The residents came from throughout Switzerland, primarily from German-speaking, Catholic-influenced cantons, but also from French-speaking Switzerland, Ticino, and neighboring foreign countries. Admissions occurred through juvenile courts, private initiative of guardians, and through administrative-official channels (administrative detention). Administrative admissions were the most frequent and accounted for up to three-quarters of all internments in the 1960s. It is also documented that the "Relief Work for the Children of the Country Road" of Pro Juventute sent youth from Yenish families to Richterswil from approximately 1930 until the 1960s.

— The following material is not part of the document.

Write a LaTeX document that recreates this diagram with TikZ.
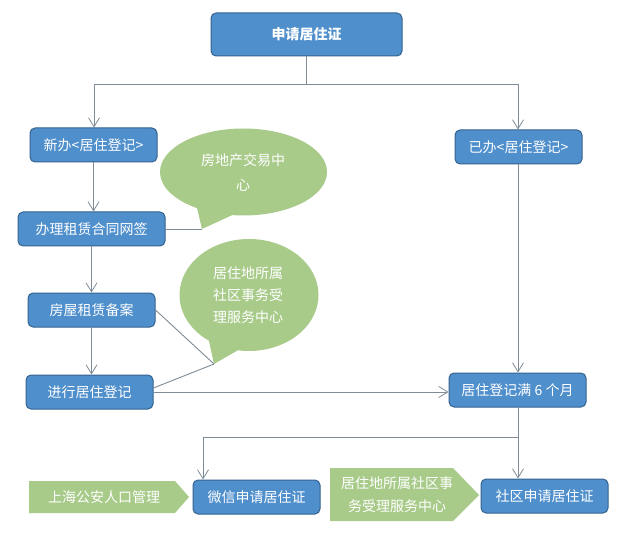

=== Catholic period and transformation ===
From the mid-1920s, the institution came under the management of the Sisters of the Basel Katharina-Werk. Domestic work such as washing, ironing, sewing, apron-making, and garden work replaced industrial labor. The residents could now complete internal vocational training as dressmakers, seamstresses, pressers, or in home economics (from 1954). In the late 1960s, the institution's leadership replaced this limited offering with a "work year" that served to assess vocational aptitude. Instead of relying on the labor of residents, the institution increasingly financed itself through public funds. As an external sign of these changes, it was renamed Stiftung Grünau in 1967.

In 1977, the Katharina Sisters were replaced by secular leadership due to a lack of new recruits in the congregation. This leadership introduced a "career choice year" intended to provide young people access to a broader spectrum of professions. Following the trend of the 1970s toward new forms of care, a supervised external residential group was opened in 1979, initially in Wollerau, and from 1982 in Richterswil.

=== Closure ===
With the entry into force in 1986 of the new concept for social institutions in the canton of Zurich, subsidies for private institutions were eliminated, leading to the closure of the youth home in 1987. After a period of reconceptualization, Stiftung Grünau dedicated itself to the professional integration of young people from the 1990s onward.
== Bibliography ==

- Keller, Regula: Von der industriellen Anstalt für katholische Mädchen zur Stiftung «Grünau» in Richterswil 1881-1977. Historische Monographie einer sozialpädagogischen Institution, 1988.
- Alltag unter Zwang. Zwischen Anstaltsinternierung und Entlassung, 2019 (Veröffentlichungen der Unabhängigen Expertenkommission Administrative Versorgungen, 8).